By: Steve Davies . (stevedavies) 2007-05-14 13:52:05

Hi,

I just spent a day assisting a client who needed Asterisk 1.4 to accept and generate RTP packets containing 3 speex frames.

They wanted to use VBR and all the rest to get the least possible bandwidth use. (Which we also really love about Speex!)

They got the "garbled audio" mentioned here, plus all the errors about wideband corruption.

We found a couple of issues which we roughly worked around and eventually got Asterisk working properly. Some of them were already coming out on this thread.

I'll try to construct a proper "prime time" patch but here are the issues:

1) the RTP smoother _really_ mangles Speex. DEA's main/rtp.c change sorts that out by disabling the smoother for Speex. Don't see how the smoother idea can be made to work for bit-orientated Speex without a lot of pain involved in trying to find the frame boundaries and inserting the "01111" end markers etc. Easier to do what I did in (3) below.
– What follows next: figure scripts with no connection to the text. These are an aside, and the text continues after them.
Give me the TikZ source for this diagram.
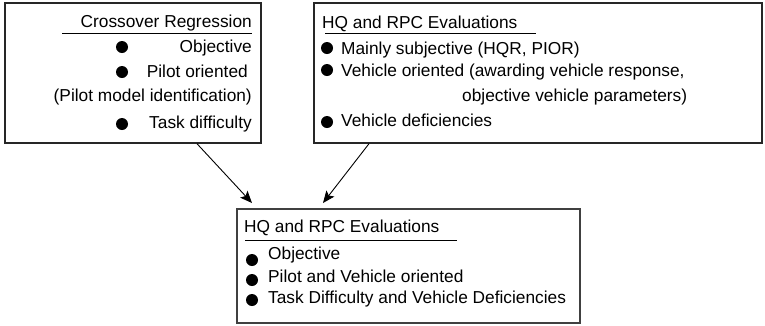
\documentclass[tikz,border=0pt]{standalone}
\usepackage{fontspec}
\setmainfont{Liberation Sans}
\usetikzlibrary{arrows.meta}
\begin{document}
\begin{tikzpicture}[x=1pt,y=-1pt,
  box/.style={draw=black!85, line width=1.4pt, rectangle, inner sep=0pt},
  txt/.style={inner sep=0pt, font=\fontsize{17.3}{20}\selectfont},
  rule/.style={line width=0.9pt},
  dot/.style={fill=black, circle, inner sep=0pt, minimum size=12pt},
  arr/.style={line width=0.9pt, -{Stealth[length=12pt,width=10pt,inset=2.5pt]}}]
\useasboundingbox (0,0) rectangle (765,325);
% boxes
\node[box, minimum width=256pt, minimum height=140pt] (b1) at (133,73) {};
\node[box, minimum width=448pt, minimum height=140pt] (b2) at (538,73) {};
\node[box, line width=1.8pt, draw=black!75, minimum width=343pt, minimum height=114pt] (b3) at (408.5,266) {};
% box 1
\node[txt, anchor=base east] (t1) at (252,27) {Crossover Regression};
\coordinate (u1a) at (62,33); \coordinate (u1b) at (252,33);
\draw[rule] (u1a) -- (u1b);
\node[dot] (d11) at (122,47) {};
\node[dot] (d12) at (122,72) {};
\node[dot] (d13) at (122,124) {};
\node[txt, anchor=base east] (t11) at (252,52) {Objective};
\node[txt, anchor=base east] (t12) at (248,77) {Pilot oriented};
\node[txt, anchor=base east] (t13) at (252,101) {(Pilot model identification)};
\node[txt, anchor=base east] (t14) at (252,128) {Task difficulty};
% box 2
\node[txt, anchor=base west] (t2) at (322,28) {HQ and RPC Evaluations};
\coordinate (u2a) at (325,33); \coordinate (u2b) at (536,33);
\draw[rule] (u2a) -- (u2b);
\node[dot] (d21) at (327,48) {};
\node[dot] (d22) at (327,70) {};
\node[dot] (d23) at (327,122) {};
\node[txt, anchor=base west] (t21) at (341,54) {Mainly subjective (HQR, PIOR)};
\node[txt, anchor=base west] (t22) at (341,76) {Vehicle oriented (awarding vehicle response,};
\node[txt, anchor=base west] (t23) at (462,101) {objective vehicle parameters)};
\node[txt, anchor=base west] (t24) at (341,126) {Vehicle deficiencies};
% box 3
\node[txt, anchor=base west] (t3) at (244,232) {HQ and RPC Evaluations};
\coordinate (u3a) at (245,240); \coordinate (u3b) at (457,240);
\draw[rule] (u3a) -- (u3b);
\node[dot] (d31) at (252,260) {};
\node[dot] (d32) at (252,280) {};
\node[dot] (d33) at (252,300) {};
\node[txt, anchor=base west] (t31) at (268,259) {Objective};
\node[txt, anchor=base west] (t32) at (268,282) {Pilot and Vehicle oriented};
\node[txt, anchor=base west] (t33) at (268,303) {Task Difficulty and Vehicle Deficiencies};
% arrows
\coordinate (a1s) at (197,143.7); \coordinate (a1e) at (252,203);
\coordinate (a2s) at (369,143.7); \coordinate (a2e) at (323,203);
\draw[arr] (a1s) -- (a1e);
\draw[arr] (a2s) -- (a2e);
\end{tikzpicture}
\end{document}
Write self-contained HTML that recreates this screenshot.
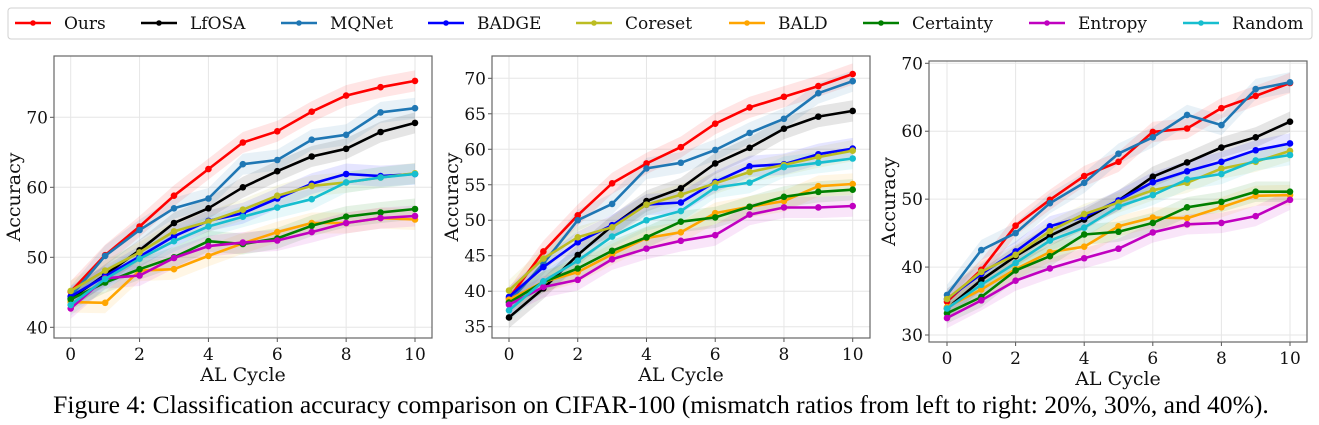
<!DOCTYPE html>
<html><head><meta charset="utf-8"><style>
body{margin:0;background:#fff;}
svg{display:block;font-family:"DejaVu Serif","Liberation Serif",serif;}
</style></head><body>
<svg id="chart" width="1319" height="425" viewBox="0 0 1319 425" xmlns="http://www.w3.org/2000/svg">
<g id="legend"></g>
<g id="panels"></g>
<text x="661" y="413" text-anchor="middle" font-family="Liberation Serif, serif" font-size="25.6" fill="#000">Figure 4: Classification accuracy comparison on CIFAR-100 (mismatch ratios from left to right: 20%, 30%, and 40%).</text>
</svg>
<script>
const cycles = [0,1,2,3,4,5,6,7,8,9,10];
const methods = ["Ours","LfOSA","MQNet","BADGE","Coreset","BALD","Certainty","Entropy","Random"];
const colors = ["#ff0000","#000000","#1f77b4","#0000ff","#bcbd22","#ffa500","#008000","#c000c0","#17becf"];
const p1Ours=[45.1,50.3,54.4,58.8,62.6,66.4,68.0,70.8,73.1,74.3,75.2];
const p1LfOSA=[44.1,47.5,51.0,54.9,57.0,60.0,62.3,64.4,65.5,67.9,69.2];
const p1MQNet=[44.4,50.2,53.9,57.0,58.4,63.3,63.9,66.8,67.5,70.7,71.3];
const p1BADGE=[44.4,47.3,50.1,53.0,55.2,56.3,58.4,60.5,61.9,61.6,61.9];
const p1Coreset=[45.2,48.1,50.7,53.7,55.1,56.8,58.8,60.2,60.7,61.4,62.0];
const p1BALD=[43.6,43.5,48.1,48.3,50.2,52.0,53.6,54.9,54.9,55.6,55.4];
const p1Certainty=[44.0,46.4,48.3,50.0,52.3,51.9,52.7,54.5,55.8,56.4,56.9];
const p1Entropy=[42.7,47.0,47.4,49.9,51.6,52.1,52.4,53.6,54.9,55.6,55.9];
const p1Random=[43.2,46.9,49.8,52.3,54.4,55.8,57.1,58.3,60.7,61.4,61.9];
const p2Ours=[39.0,45.6,50.7,55.2,58.0,60.3,63.6,65.9,67.4,68.9,70.6];
const p2LfOSA=[36.3,40.4,45.1,49.2,52.7,54.5,58.0,60.2,62.9,64.6,65.4];
const p2MQNet=[38.5,43.9,50.0,52.3,57.3,58.1,59.9,62.3,64.3,67.9,69.6];
const p2BADGE=[39.2,43.4,46.9,49.3,52.2,52.5,55.4,57.6,57.9,59.3,60.1];
const p2Coreset=[40.1,44.6,47.6,49.0,52.2,53.6,55.2,56.8,57.8,58.9,59.8];
const p2BALD=[38.8,41.3,42.7,45.2,47.5,48.3,51.0,51.9,52.7,54.8,55.1];
const p2Certainty=[38.4,41.3,43.2,45.7,47.6,49.8,50.4,51.9,53.3,54.0,54.3];
const p2Entropy=[38.1,40.6,41.6,44.5,46.0,47.1,47.9,50.8,51.8,51.8,52.0];
const p2Random=[37.3,41.4,44.3,47.7,50.0,51.3,54.6,55.3,57.5,58.1,58.7];
const p3Ours=[34.9,39.6,46.1,49.9,53.4,55.5,59.9,60.4,63.4,65.2,67.1];
const p3LfOSA=[33.9,38.1,41.6,44.6,47.0,49.8,53.3,55.4,57.6,59.1,61.4];
const p3MQNet=[35.9,42.5,45.0,49.4,52.4,56.7,59.1,62.4,60.9,66.2,67.2];
const p3BADGE=[35.3,39.0,42.3,46.0,47.4,49.8,52.5,54.1,55.5,57.2,58.2];
const p3Coreset=[35.3,39.3,41.8,45.3,47.8,49.5,51.3,52.4,54.5,55.5,57.1];
const p3BALD=[34.1,36.7,39.7,42.2,43.0,46.0,47.3,47.2,48.8,50.5,50.6];
const p3Certainty=[33.2,35.6,39.5,41.6,44.8,45.2,46.5,48.8,49.6,51.1,51.1];
const p3Entropy=[32.5,35.1,38.0,39.8,41.3,42.7,45.1,46.3,46.5,47.5,49.9];
const p3Random=[33.9,37.4,40.6,43.9,45.8,48.9,50.6,52.9,53.7,55.7,56.5];
const xTicks=[0,2,4,6,8,10];
const p1YTicks=[40,50,60,70];
const p2YTicks=[35,40,45,50,55,60,65,70];
const p3YTicks=[30,40,50,60,70];
const bandHalf=1.5;

const NS="http://www.w3.org/2000/svg";
function mk(tag,attrs,parent){const e=document.createElementNS(NS,tag);for(const k in attrs)e.setAttribute(k,attrs[k]);parent.appendChild(e);return e;}

const panels=[
 {name:"panel-20",series:[p1Ours,p1LfOSA,p1MQNet,p1BADGE,p1Coreset,p1BALD,p1Certainty,p1Entropy,p1Random],yt:p1YTicks,L:54,R:432,T:56,B:338,x0:70.7,x1:415,yv0:40,yp0:327.3,yv1:70,yp1:117.3},
 {name:"panel-30",series:[p2Ours,p2LfOSA,p2MQNet,p2BADGE,p2Coreset,p2BALD,p2Certainty,p2Entropy,p2Random],yt:p2YTicks,L:492,R:870,T:56,B:338,x0:509,x1:852.7,yv0:35,yp0:326.7,yv1:70,yp1:78.3},
 {name:"panel-40",series:[p3Ours,p3LfOSA,p3MQNet,p3BADGE,p3Coreset,p3BALD,p3Certainty,p3Entropy,p3Random],yt:p3YTicks,L:929,R:1307,T:61,B:342,x0:947,x1:1290,yv0:30,yp0:335,yv1:70,yp1:63.3}
];
const root=document.getElementById('panels');
panels.forEach(p=>{
 const g=mk('g',{},root);
 
 
 const xs=v=>p.x0+(p.x1-p.x0)*v/10;
 const ys=v=>p.yp0+(p.yp1-p.yp0)*(v-p.yv0)/(p.yv1-p.yv0);
 const cp='clip-'+p.name;
 const cl=mk('clipPath',{id:cp},g);mk('rect',{x:p.L,y:p.T,width:p.R-p.L,height:p.B-p.T},cl);
 xTicks.forEach(t=>{
  const l=mk('line',{x1:xs(t),x2:xs(t),y1:p.T,y2:p.B,stroke:'#e6e6e6','stroke-width':1},g);
  
  
  mk('line',{x1:xs(t),x2:xs(t),y1:p.B,y2:p.B+4,stroke:'#555'},g);
  const tx=mk('text',{x:xs(t),y:p.B+22,'text-anchor':'middle','font-size':17,fill:'#111'},g);tx.textContent=t;
  
  
 });
 p.yt.forEach(t=>{
  const l=mk('line',{x1:p.L,x2:p.R,y1:ys(t),y2:ys(t),stroke:'#e6e6e6','stroke-width':1},g);
  
  
  mk('line',{x1:p.L-4,x2:p.L,y1:ys(t),y2:ys(t),stroke:'#555'},g);
  const tx=mk('text',{x:p.L-6,y:ys(t)+6,'text-anchor':'end','font-size':17,fill:'#111'},g);tx.textContent=t;
  
  
 });
 const cg=mk('g',{'clip-path':'url(#'+cp+')'},g);
 p.series.forEach((s,i)=>{
  let d='';
  s.forEach((v,j)=>{d+=(j?'L':'M')+xs(cycles[j]).toFixed(1)+','+ys(v+bandHalf).toFixed(1);});
  for(let j=s.length-1;j>=0;j--)d+='L'+xs(cycles[j]).toFixed(1)+','+ys(s[j]-bandHalf).toFixed(1);
  const b=mk('path',{d:d+'Z',fill:colors[i],'fill-opacity':0.1,stroke:'none'},cg);
  
  
 });
 p.series.forEach((s,i)=>{
  const pts=s.map((v,j)=>xs(cycles[j]).toFixed(1)+','+ys(v).toFixed(1)).join(' ');
  const ln=mk('polyline',{points:pts,fill:'none',stroke:colors[i],'stroke-width':2.6,'stroke-linejoin':'round'},cg);
  
  
  s.forEach((v,j)=>{
   const c=mk('circle',{cx:xs(cycles[j]),cy:ys(v),r:3.3,fill:colors[i]},cg);
   
   
  });
 });
 const fr=mk('rect',{x:p.L,y:p.T,width:p.R-p.L,height:p.B-p.T,fill:'none',stroke:'#666','stroke-width':1.2},g);
 
 
 const xl=mk('text',{x:(p.L+p.R)/2,y:p.B+43,'text-anchor':'middle','font-size':19,fill:'#111'},g);xl.textContent='AL Cycle';
 
 
 const yc=(p.T+p.B)/2;
 const yl=mk('text',{x:p.L-34,y:yc,'text-anchor':'middle','font-size':19,fill:'#111',transform:'rotate(-90 '+(p.L-34)+' '+yc+')'},g);yl.textContent='Accuracy';
 
 
});
const lg=document.getElementById('legend');
const box=mk('rect',{x:8,y:8,width:1304,height:31,rx:3,fill:'#fff',stroke:'#d0d0d0','stroke-width':1},lg);


const legX=[15,141,281,428,576,729,863,1029,1183];
methods.forEach((m,i)=>{
 const e=mk('g',{},lg);
 
 
 mk('line',{x1:legX[i],x2:legX[i]+36,y1:23,y2:23,stroke:colors[i],'stroke-width':2.6},e);
 mk('circle',{cx:legX[i]+18,cy:23,r:2.8,fill:colors[i]},e);
 const t=mk('text',{x:legX[i]+49,y:29,'font-size':17,fill:'#111'},e);t.textContent=m;
});
</script>
</body></html>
2) In main/frame.c, functions speex_samples and speex_get_wb_sz_at don't work right when there is more than 1 frame in the packet. There seem to be some check that there actually _is_ a wideband frame in there that is missing. For now I just hacked speex_get_wb_sz_at to always return 0 as a workaround. I'll look into it in more detail soon.

3) With the smoother removed, the original requirement to generate 3 frames per RTP packet still remains. I met that requirement by just hacking codecs/codec_speex.c in lintospeex_frameout to only make an output packet when there are 3 * tmp->framesize samples waiting for processing. That's not a production quality solution though.

That was enough to successfully generate 3-frame Speex RTP packets which the client accepted fine.
Asterisk was already able to digest multi-frame packets coming in once item (2) above was "fixed".

Our interoperability test was against the customer's inhouse developed SIP phone for mobile devices.

Regards,
Steve
By: Russell Bryant (russell) 2007-06-21 17:10:24

File just fixed problems with speex and RTP just a couple days ago, so this should be fixed now. However, please reopen this bug if you still have issues. Thanks!